Ketika buku saya, Sekolahnya Manusia (2009) dan Gurunya Manusia (2011) di-launching, banyak guru yang bertanya kepada saya.
“Pak Munif, apa sekolahnya dan gurunya manusia ini hanya mimpi, hanya dongeng di negeri antah-berantah?”
“Tidak! Bukan dongeng. Ini nyata. Hanya mereka belum terungkap ke permukaan atau memang tidak mau dipublikasikan. Di negeri ini ternyata banyak guru-guru hebat,” jawab saya langsung.

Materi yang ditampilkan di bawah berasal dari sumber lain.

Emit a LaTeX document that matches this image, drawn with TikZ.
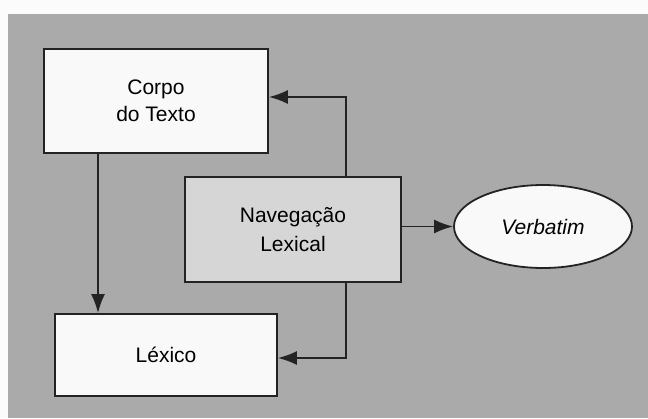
\documentclass[tikz,border=0pt]{standalone}
\usepackage{fontspec}
\setmainfont{Liberation Sans}
\usetikzlibrary{arrows.meta,shapes.geometric}
\definecolor{panelgray}{RGB}{170,170,170}
\definecolor{navgray}{RGB}{214,214,214}
\definecolor{boxwhite}{RGB}{249,249,249}
\definecolor{inkline}{RGB}{35,35,35}
\begin{document}
\begin{tikzpicture}[x=1pt,y=-1pt,
  box/.style={draw=inkline,line width=1.8pt,fill=boxwhite,align=center,
    font=\fontsize{21}{27}\selectfont,inner sep=0pt},
  navbox/.style={box,fill=navgray},
  oval/.style={ellipse,draw=inkline,line width=1.8pt,fill=boxwhite,
    font=\fontsize{21}{27}\selectfont\itshape,inner sep=0pt},
  conn/.style={draw=inkline,line width=1.8pt,-{Latex[length=19pt,width=14pt]}}]
\useasboundingbox (0,0) rectangle (648,418);
\fill[white!97!gray] (0,0) rectangle (648,418);
\fill[panelgray] (8,14) rectangle (648,418);
\node[box,minimum width=224pt,minimum height=104pt] (corpo) at (156,101) {Corpo\\do Texto};
\node[box,minimum width=222pt,minimum height=82pt] (lexico) at (166,355) {Léxico};
\node[navbox,minimum width=216pt,minimum height=105pt,font=\fontsize{21}{29}\selectfont] (nav) at (293,229.5) {Navegação\\Lexical};
\node[oval,minimum width=178pt,minimum height=83pt] (verb) at (543,226.5) {Verbatim};
\coordinate (nt) at (346,97);
\coordinate (nb) at (346,358);
\draw[conn] (nav.north -| nt) -- (nt) -- (corpo.east |- nt);
\draw[conn] (nav.south -| nb) -- (nb) -- (lexico.east |- nb);
\draw[conn] (corpo.south -| 98,0) -- (lexico.north -| 98,0);
\draw[conn] (nav.east |- verb) -- (verb.west);
\end{tikzpicture}
\end{document}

Keyakinan tersebut makin menguat ketika saya kali pertama bertemu Pak Ciptono di SLB Negeri Semarang. Bayangkan, siswa-siswa Pak Cip—panggilan akrab saya kepada beliau—berjumlah sekitar 600-an dan semua adalah anak-anak yang mempunyai berbagai hambatan. Saya salut dan kagum ketika Pak Ciptono menjelaskan kepada saya bahwa kunci pentingnya adalah: sekolahnya menerima anak dengan berbagai kondisi. Yang penting para siswa itu diterima terlebih dahulu. Ketika siswa diterima di sebuah institusi pendidikan, secara langsung siswa tersebut akan merasa nyaman. Eksistensinya dihargai sebagai manusia. Padahal, saat ini ada banyak sekolah yang melakukan seleksi ketat dalam penerimaan siswa baru. Bahkan, SLB pun ada yang menerapkan seleksi masuk, dengan alasan sumber daya manusianya yang terbatas. Usaha Pak Cip menerima siswa dengan beragam hambatan inilah yang membuat banyak orang kagum. Ternyata ada dan bisa.